The expression and localization of inhibin isotypes in mouse testis during postnatal development

Abstract

Inhibin, which is important for normal gonadal function, acts on the pituitary gonadotropins to suppress folliclestimulating hormone (FSH) secretion. The level and cellular localization of the inhibin isotypes, alpha, betaA and betaB, in the testis of mice were examined during postnatal development in order to determine if inhibin expression is related to testicular maturation. Mouse testes were sampled on postnatal days (PNDs) 1, 3, 6, 18, 48 and 120, and analyzed by Western blotting and immunofluorescence. Western blot analysis showed very low levels of inhibin alpha, betaA and betaB expression in the testes at days 1 to 6 after birth. The levels then increased gradually from PND 18 to 48-120, and there were significant peaks at PND 48. Inhibin alpha, betaA and betaB were detected in testicular cells during postnatal development using immunohistochemistry. The immunoreactivity of inhibin alpha was rarely observed in testicular cells during PND 1 to 6, or in the cytoplasmic process of Sertoli cells surrounding the germ cells and interstitial cells during PND 18 to 120. Inhibin betaA and betaB immunoreactivity was rarely observed in the testis from PND 1 to 6. On the other hand, it was observed in some spermatogonial cells, as well as in the interstitial space between PND 48 and PND 120. We conclude that the expression of inhibin isotypes increases progressively in the testis of mice with increasing postnatal age, suggesting that inhibin is associated with a negative feedback signal for FSH in testicular maturation.

Fig. 1

Light micrographs of the mouse testes at postnatal day (PND) 1 (A), PND 18 (B), and PND 48 (C). The arrows in A indicate gonocytes in undifferentiated seminiferous epithelium. The asterisk in C indicates the defined lumens of the tubules including mature sperm cells. H&E stain. Scale bars = 40 µm.

Fig. 2

Expression of inhibin isotypes α, β_A and β_B in mouse testis increased progressively with postnatal age. Photographs: Representative photographs of Western blots for inhibin isotypes α, β_A and β_B and beta-actin (A). Arrowheads indicate the positions of the inhibin isotypes (40~47 kDa) and beta-actin (45 kDa). Minor bands at various molecular weights were detected on the immunoblots for the inhibin isotypes α, β_A and β_B. Bar graph: The results of densitometric data analysis (mean ± SE, n = 3 mice/group). The relative expression levels of the inhibin isotypes were calculated after normalization to the beta-actin band from three different samples.

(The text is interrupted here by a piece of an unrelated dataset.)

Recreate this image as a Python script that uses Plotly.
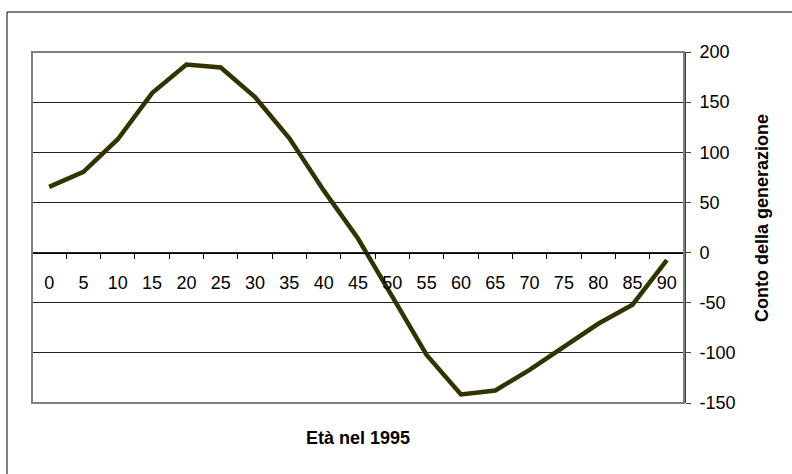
import plotly.graph_objects as go

ages = ["0", "5", "10", "15", "20", "25", "30", "35", "40", "45",
        "50", "55", "60", "65", "70", "75", "80", "85", "90"]
conto = [65.5, 80.5, 113, 159, 187.5, 184.5, 155, 114, 62, 14,
         -44, -102, -141.5, -137.5, -117, -94, -71, -52, -7.5]

y_ticks = [200, 150, 100, 50, 0, -50, -100, -150]
y_tick_labels = ["200", "150", "100", "50", "0", "-50", "-100", "-150"]

FONT = "Liberation Sans, Arial, sans-serif"

fig = go.Figure()
fig.add_trace(go.Scatter(
    x=ages, y=conto, mode="lines",
    line=dict(color="#333300", width=4.5),
    hoverinfo="skip", showlegend=False,
))

fig.update_layout(
    width=792, height=474,
    margin=dict(l=32, r=108, t=52, b=71),
    paper_bgcolor="white", plot_bgcolor="white",
    font=dict(family=FONT, size=18, color="black"),
    xaxis=dict(
        type="category", anchor="free", position=150/350,
        range=[-0.5, len(ages) - 0.5],
        showline=True, linecolor="black", linewidth=1,
        ticks="outside", ticklen=5, tickcolor="black", tickwidth=1,
        tickson="boundaries", showgrid=False, zeroline=False,
        tickfont=dict(size=18, family=FONT), ticklabelstandoff=14,
        fixedrange=True,
    ),
    yaxis=dict(
        side="right", range=[-150, 200],
        tickvals=y_ticks, ticktext=y_tick_labels,
        showline=True, linecolor="#404040", linewidth=2, mirror=False,
        ticks="outside", ticklen=5, tickcolor="#404040",
        showgrid=True, gridcolor="#222222", gridwidth=1, zeroline=False,
        tickfont=dict(size=18, family=FONT), ticklabelstandoff=5,
        fixedrange=True,
    ),
    shapes=[
        dict(type="rect", xref="paper", yref="paper", x0=0, x1=1, y0=0, y1=1,
             line=dict(color="#808080", width=2), layer="above"),
        dict(type="rect", xref="paper", yref="paper",
             x0=(7-32)/652, x1=(830-32)/652, y0=(403-520)/351, y1=(403-12)/351,
             line=dict(color="black", width=1)),
    ],
    annotations=[
        dict(text="<b>Età nel 1995</b>", xref="paper", yref="paper",
             x=0.5, y=(403-438)/351, showarrow=False, yanchor="middle",
             font=dict(size=18, family=FONT)),
        dict(text="<b>Conto della generazione</b>", xref="paper", yref="paper",
             x=(762-32)/652, y=(403-218)/351, showarrow=False, textangle=-90,
             xanchor="center", yanchor="middle", font=dict(size=18, family=FONT)),
    ],
)

fig.write_html("out.html", config={"displayModeBar": False},
               post_script="document.body.style.margin='0px';")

The value for the testis at postnatal day (PND) 1 was arbitrarily defined as 1 (B, C and D, graphs). ^*p < 0.05, ^**p < 0.01 vs. PND 1-6.

Fig. 3

Immunofluorescent localization of inhibin α, β_A, and β_B isotypes in mouse testis at postnatal days 48. (A and B) Double-immunofluorescent staining in the same section showed the co-localization of inhibin α with vimentin in cell bodies of Sertoli cells (arrowheads), the cytoplasmic process of Sertoli cells (arrows) and in interstitial spaces (asterisks). (C) Immunofluorescent localization of the inhibin β_A subunit was observed in the cell membrane of some spermatogenic cells (arrows) as well as in the interstitial cells (asterisk). (D) Immunofluorescent localization of the inhibin β_B subunit was observed mainly in cell membranes of interstitial cells (asterisk) as well as in some spermatogonia (arrows). Scale bars = 30 µm.